The chairman wants to put the
aviation trust fund off budget. The goal is a system in which, as a practical matter, all the
money coming into the
fund each year from
aviation taxes would automatically be spent on airport improvements and air-traffic
control without serious reference to either fiscal considerations or other
possible governmental needs. Only fair, Mr. Shuster says; after all, that's
what the taxes are ostensibly for. But then he wants a guaranteed amount of
general revenues as well.
Part of the rationale is that in some years not all the revenues have been
spent for
aviation purposes, with the result that a balance of what Mr. Shuster regards as money
owed to
aviation has built up in the
trust fund. But the
trust fund is an accounting convention, not the sacred obligation the chairman and the
industry for which he is fronting find it
convenient to pretend.

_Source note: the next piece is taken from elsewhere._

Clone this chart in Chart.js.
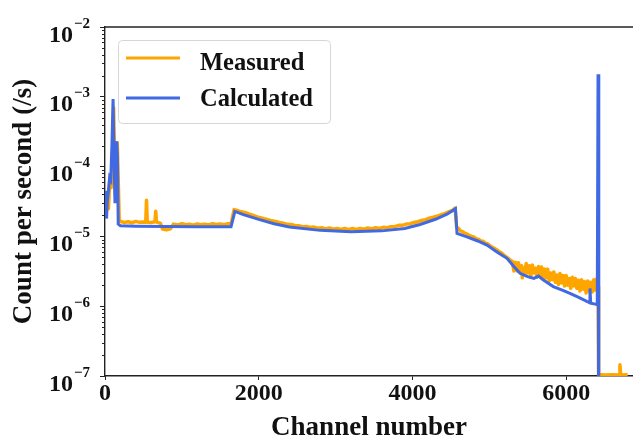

In recent years more total money has been spent on
aviation than has been collected in
aviation taxes.
The congressman and industry are right that there is a need for increased
spending on the air transportation system. But the Balkanization of the budget
and power shifts in favor of the congressional transportation committees that
they propose are not the way to provide it. There are lots of needs for
increased spending. Congress should acknowledge them, in a way it has not in
the pending budget resolutions.
Were it to do so, it would be forced to acknowledge as well that the budget is
tighter than the current visions of sugar plums suggest. The tax cut Mr.
Shuster's party is proposing will strand most domestic functions of government
once
funds are set aside for Social Security and the increase contemplated for defense.
Mr. Shuster blithely proposes that, like highways,
aviation be exempted from the scramble for sustenance that will ensue. Let the rest of
government bear the burden. That's not the right solution to this problem.